START RECORDS FOR THE EXERCISE
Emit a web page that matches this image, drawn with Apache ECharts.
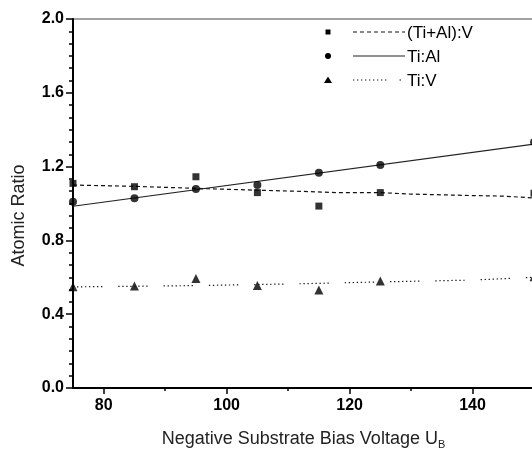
<!DOCTYPE html>
<html>
<head>
<meta charset="utf-8">
<script src="https://cdn.jsdelivr.net/npm/echarts@6/dist/echarts.min.js"></script>
<style>
html,body{margin:0;padding:0;background:#fff;}
#chart{width:532px;height:450px;}
</style>
</head>
<body>
<div id="chart"></div>
<script>
// ---- data ----
var biasVoltage = [75, 85, 95, 105, 115, 125, 150];
var tiAlV = [1.109, 1.091, 1.145, 1.059, 0.986, 1.059, 1.055];   // (Ti+Al):V  squares
var tiAl  = [1.010, 1.028, 1.079, 1.100, 1.167, 1.209, 1.333];   // Ti:Al      circles
var tiV   = [0.549, 0.553, 0.594, 0.555, 0.531, 0.580, 0.603];   // Ti:V       triangles

// guide lines drawn in the reference
var tiAlFitX = [75, 150];
var tiAlFitY = [0.985, 1.322];
var tiAlVLineX = [75, 85, 97, 105, 112, 118, 125, 130, 140, 145, 150];
var tiAlVLineY = [1.100, 1.093, 1.080, 1.072, 1.066, 1.059, 1.059, 1.051, 1.043, 1.040, 1.030];
var tiVLineX = [75, 95, 112, 125, 140, 150];
var tiVLineY = [0.548, 0.555, 0.565, 0.575, 0.585, 0.600];

var xMajorTicks = [80, 100, 120, 140];
var xMinorTicks = [90, 110, 130, 150];

var legendNames = ['(Ti+Al):V', 'Ti:Al', 'Ti:V'];

function pairs(xs, ys) { return xs.map(function (x, i) { return [x, ys[i]]; }); }

var FONT = '"Liberation Sans", Arial, sans-serif';
var chart = echarts.init(document.getElementById('chart'), null, {renderer: 'canvas'});

var dotDash = [];
for (var k = 0; k < 8; k++) { dotDash.push(1.3, 2.7); }
dotDash[dotDash.length - 1] = 16;

var option = {
  animation: false,
  backgroundColor: '#fff',
  grid: {left: 73, top: 19, width: 461, height: 369, show: true, borderColor: '#444', borderWidth: 1,
    containLabel: false, outerBoundsMode: 'none'},
  xAxis: [{
    type: 'value', min: 75, max: 150,
    axisLine: {show: true, lineStyle: {color: '#000', width: 2}},
    axisTick: {show: true, customValues: xMajorTicks, length: 6, lineStyle: {color: '#000', width: 1.5}},
    axisLabel: {show: true, customValues: xMajorTicks, margin: 10, color: '#000', fontFamily: FONT, fontSize: 16, fontWeight: 'bold'},
    splitLine: {show: false},
    name: '{n|Negative Substrate Bias Voltage U}{s|B}',
    nameLocation: 'middle', nameGap: 40,
    nameTextStyle: {
      color: '#222', fontFamily: FONT, fontSize: 18,
      rich: {
        n: {fontFamily: FONT, fontSize: 18, color: '#222'},
        s: {fontFamily: FONT, fontSize: 11, color: '#222', padding: [11, 0, 0, 0]}
      }
    }
  }, {
    type: 'value', min: 75, max: 150, position: 'bottom',
    axisLine: {show: false},
    axisTick: {show: true, customValues: xMinorTicks, length: 3, lineStyle: {color: '#000', width: 1.5}},
    axisLabel: {show: false},
    splitLine: {show: false}
  }],
  yAxis: {
    type: 'value', min: 0, max: 2, interval: 0.4,
    axisLine: {show: true, lineStyle: {color: '#000', width: 2}},
    axisTick: {show: true, length: 7, lineStyle: {color: '#000', width: 1.5}},
    minorTick: {show: true, splitNumber: 6, length: 4, lineStyle: {color: '#000', width: 1.5}},
    axisLabel: {margin: 9, color: '#000', fontFamily: FONT, fontSize: 16, fontWeight: 'bold',
      formatter: function (v) { return v.toFixed(1); }},
    splitLine: {show: false},
    name: 'Atomic Ratio', nameLocation: 'middle', nameGap: 45,
    nameTextStyle: {color: '#222', fontFamily: FONT, fontSize: 18, padding: [0, 24, 0, 0]}
  },
  series: [
    {name: legendNames[0] + ' line', type: 'line', data: pairs(tiAlVLineX, tiAlVLineY), showSymbol: false, symbol: 'none',
      lineStyle: {color: '#111', width: 1.2, type: [4, 3]}, z: 2},
    {name: legendNames[1] + ' fit', type: 'line', data: pairs(tiAlFitX, tiAlFitY), showSymbol: false, symbol: 'none',
      lineStyle: {color: '#222', width: 1.2, type: 'solid'}, z: 2},
    {name: legendNames[2] + ' line', type: 'line', data: pairs(tiVLineX, tiVLineY), showSymbol: false, symbol: 'none',
      lineStyle: {color: '#111', width: 1.2, type: dotDash}, z: 2},
    {name: legendNames[0], type: 'scatter', data: pairs(biasVoltage, tiAlV), symbol: 'rect', symbolSize: 7,
      itemStyle: {color: '#000'}, z: 3, clip: false},
    {name: legendNames[1], type: 'scatter', data: pairs(biasVoltage, tiAl), symbol: 'circle', symbolSize: 8,
      itemStyle: {color: '#000'}, z: 3, clip: false},
    {name: legendNames[2], type: 'scatter', data: pairs(biasVoltage, tiV), symbol: 'triangle', symbolSize: 9,
      itemStyle: {color: '#000'}, z: 3, clip: false}
  ],
  graphic: [
    // legend row 1
    {type: 'rect', shape: {x: 325.5, y: 29.5, width: 5, height: 5}, style: {fill: '#000'}},
    {type: 'line', shape: {x1: 353, y1: 32, x2: 405, y2: 32}, style: {stroke: '#111', lineWidth: 1.2, lineDash: [4, 3]}},
    {type: 'text', x: 407, y: 33, style: {text: legendNames[0], font: '17px ' + FONT, fill: '#000', verticalAlign: 'middle'}},
    // legend row 2
    {type: 'circle', shape: {cx: 328, cy: 56, r: 3}, style: {fill: '#000'}},
    {type: 'line', shape: {x1: 353, y1: 56, x2: 405, y2: 56}, style: {stroke: '#222', lineWidth: 1.2}},
    {type: 'text', x: 407, y: 57, style: {text: legendNames[1], font: '17px ' + FONT, fill: '#000', verticalAlign: 'middle'}},
    // legend row 3
    {type: 'polygon', shape: {points: [[328, 76.5], [324, 83], [332, 83]]}, style: {fill: '#000'}},
    {type: 'line', shape: {x1: 353, y1: 80, x2: 389, y2: 80}, style: {stroke: '#111', lineWidth: 1.2, lineDash: [1.3, 2.7]}},
    {type: 'line', shape: {x1: 399.5, y1: 80, x2: 401, y2: 80}, style: {stroke: '#111', lineWidth: 1.2}},
    {type: 'text', x: 407, y: 81, style: {text: legendNames[2], font: '17px ' + FONT, fill: '#000', verticalAlign: 'middle'}}
  ]
};
chart.setOption(option);
</script>
</body>
</html>
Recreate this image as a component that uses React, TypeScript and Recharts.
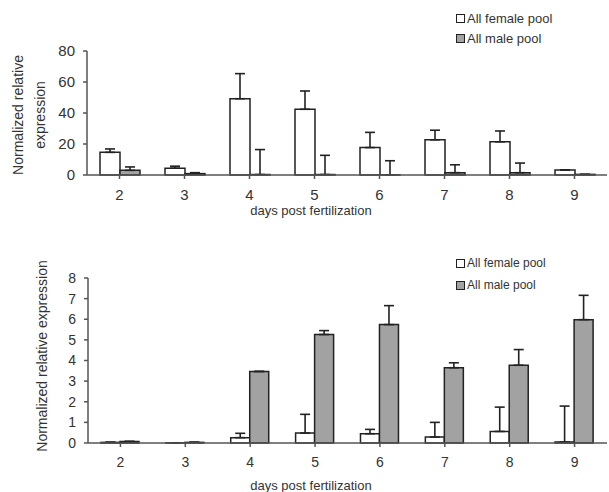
import { Bar, BarChart, ErrorBar, XAxis, YAxis } from "recharts";

const days = ["2", "3", "4", "5", "6", "7", "8", "9"];

// upper panel
const topFemale = [14.6, 4.4, 49.2, 42.4, 17.7, 22.7, 21.4, 3.3];
const topFemaleErr = [2.2, 1.3, 16.2, 11.8, 9.8, 6.2, 7.0, 0];
const topMale = [3.0, 0.9, 0.3, 0.3, 0.1, 1.5, 1.5, 0.4];
const topMaleErr = [2.2, 0.6, 16.1, 12.4, 9.1, 5.1, 6.2, 0];
const topTicks = [0, 20, 40, 60, 80];

// lower panel
const bottomFemale = [0.03, 0.01, 0.26, 0.48, 0.45, 0.29, 0.56, 0.05];
const bottomFemaleErr = [0.01, 0, 0.21, 0.91, 0.21, 0.71, 1.18, 1.74];
const bottomMale = [0.07, 0.03, 3.47, 5.26, 5.74, 3.65, 3.77, 5.98];
const bottomMaleErr = [0.01, 0.01, 0, 0.19, 0.92, 0.24, 0.76, 1.18];
const bottomTicks = [0, 1, 2, 3, 4, 5, 6, 7, 8];

const seriesNames = ["All female pool", "All male pool"];

const FONT = "'Liberation Sans', Arial, sans-serif";
const INK = "#222";
const AXIS = "#555";
const TEXT = "#333";
const MALE_FILL = "#a2a2a2";

function rows(female: number[], femaleErr: number[], male: number[], maleErr: number[]) {
  return days.map((day, i) => ({
    day,
    female: female[i],
    femaleErr: [0, femaleErr[i]],
    male: male[i],
    maleErr: [0, maleErr[i]],
  }));
}

const topData = rows(topFemale, topFemaleErr, topMale, topMaleErr);
const bottomData = rows(bottomFemale, bottomFemaleErr, bottomMale, bottomMaleErr);

function PoolLegend({ top, fontSize, gap }: { top: number; fontSize: number; gap: number }) {
  const fills = ["#fff", MALE_FILL];
  return (
    <div style={{ position: "absolute", left: 456, top, fontFamily: FONT, fontSize, color: TEXT }}>
      {seriesNames.map((name, i) => (
        <div key={name} style={{ display: "flex", alignItems: "center", height: gap }}>
          <span
            style={{
              display: "inline-block",
              width: 7,
              height: 7,
              border: `1.5px solid ${INK}`,
              background: fills[i],
              marginRight: 2,
            }}
          />
          {name}
        </div>
      ))}
    </div>
  );
}

function Panel({
  data,
  height,
  top,
  yWidth,
  xAxisHeight,
  domainMax,
  ticks,
  tickFont,
  titleLines,
  titleX,
  titleY,
  xTitleY,
}: {
  data: ReturnType<typeof rows>;
  height: number;
  top: number;
  yWidth: number;
  xAxisHeight: number;
  domainMax: number;
  ticks: number[];
  tickFont: number;
  titleLines: string[];
  titleX: number[];
  titleY: number;
  xTitleY: number;
}) {
  return (
    <BarChart
      width={609}
      height={height}
      data={data}
      margin={{ top, right: 2, left: 0, bottom: 0 }}
      barCategoryGap="20%"
      barGap={0}
    >
      <XAxis
        dataKey="day"
        height={xAxisHeight}
        stroke={AXIS}
        strokeWidth={1.5}
        tickSize={4}
        tickMargin={10}
        tick={{ fill: TEXT, fontSize: tickFont, fontFamily: FONT }}
        label={{
          content: () => (
            <text x={311} y={xTitleY} textAnchor="middle" dominantBaseline="central"
              fill={TEXT} fontSize={13} fontFamily={FONT}>
              days post fertilization
            </text>
          ),
        }}
      />
      <YAxis
        width={yWidth}
        domain={[0, domainMax]}
        ticks={ticks}
        interval={0}
        stroke={AXIS}
        strokeWidth={1.5}
        tickSize={4}
        tickMargin={8}
        tick={{ fill: TEXT, fontSize: tickFont, fontFamily: FONT }}
        label={{
          content: () => (
            <g>
              {titleLines.map((line, i) => (
                <text key={line} x={titleX[i]} y={titleY} textAnchor="middle"
                  dominantBaseline="central" fill={TEXT} fontSize={14} fontFamily={FONT}
                  transform={`rotate(-90 ${titleX[i]} ${titleY})`}>
                  {line}
                </text>
              ))}
            </g>
          ),
        }}
      />
      <Bar dataKey="female" name={seriesNames[0]} fill="#fff" stroke={INK} strokeWidth={1.5}
        isAnimationActive={false}>
        <ErrorBar dataKey="femaleErr" direction="y" width={5} stroke={INK} strokeWidth={1.6} />
      </Bar>
      <Bar dataKey="male" name={seriesNames[1]} fill={MALE_FILL} stroke={INK} strokeWidth={1.5}
        isAnimationActive={false}>
        <ErrorBar dataKey="maleErr" direction="y" width={5} stroke={INK} strokeWidth={1.6} />
      </Bar>
    </BarChart>
  );
}

export default function App() {
  return (
    <div style={{ position: "fixed", left: 0, top: 0, width: 609, height: 492, background: "#fff", overflow: "hidden" }}>
      <div style={{ position: "absolute", left: 0, top: 0 }}>
        <Panel
          data={topData}
          height={230}
          top={51}
          yWidth={87}
          xAxisHeight={55}
          domainMax={80}
          ticks={topTicks}
          tickFont={15}
          titleLines={["Normalized relative", "expression"]}
          titleX={[18, 40]}
          titleY={115}
          xTitleY={210}
        />
      </div>
      <PoolLegend top={8} fontSize={13} gap={20} />
      <div style={{ position: "absolute", left: 0, top: 230 }}>
        <Panel
          data={bottomData}
          height={262}
          top={48}
          yWidth={88}
          xAxisHeight={49}
          domainMax={8}
          ticks={bottomTicks}
          tickFont={14}
          titleLines={["Normalized relative expression"]}
          titleX={[42]}
          titleY={126}
          xTitleY={255}
        />
      </div>
      <PoolLegend top={252} fontSize={12} gap={22} />
    </div>
  );
}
END RECORDS FOR THE EXERCISE
SHORT TASK:
Restate each line from the start of the listing through the line bearing "0.531, 0.580, 0.603];" word for word. Drop the pictures.

PROBLEM SOLUTION:
Emit a web page that matches this image, drawn with Apache ECharts.
<!DOCTYPE html>
<html>
<head>
<meta charset="utf-8">
<script src="https://cdn.jsdelivr.net/npm/echarts@6/dist/echarts.min.js"></script>
<style>
html,body{margin:0;padding:0;background:#fff;}
#chart{width:532px;height:450px;}
</style>
</head>
<body>
<div id="chart"></div>
<script>
// ---- data ----
var biasVoltage = [75, 85, 95, 105, 115, 125, 150];
var tiAlV = [1.109, 1.091, 1.145, 1.059, 0.986, 1.059, 1.055];   // (Ti+Al):V  squares
var tiAl  = [1.010, 1.028, 1.079, 1.100, 1.167, 1.209, 1.333];   // Ti:Al      circles
var tiV   = [0.549, 0.553, 0.594, 0.555, 0.531, 0.580, 0.603];   // Ti:V       triangles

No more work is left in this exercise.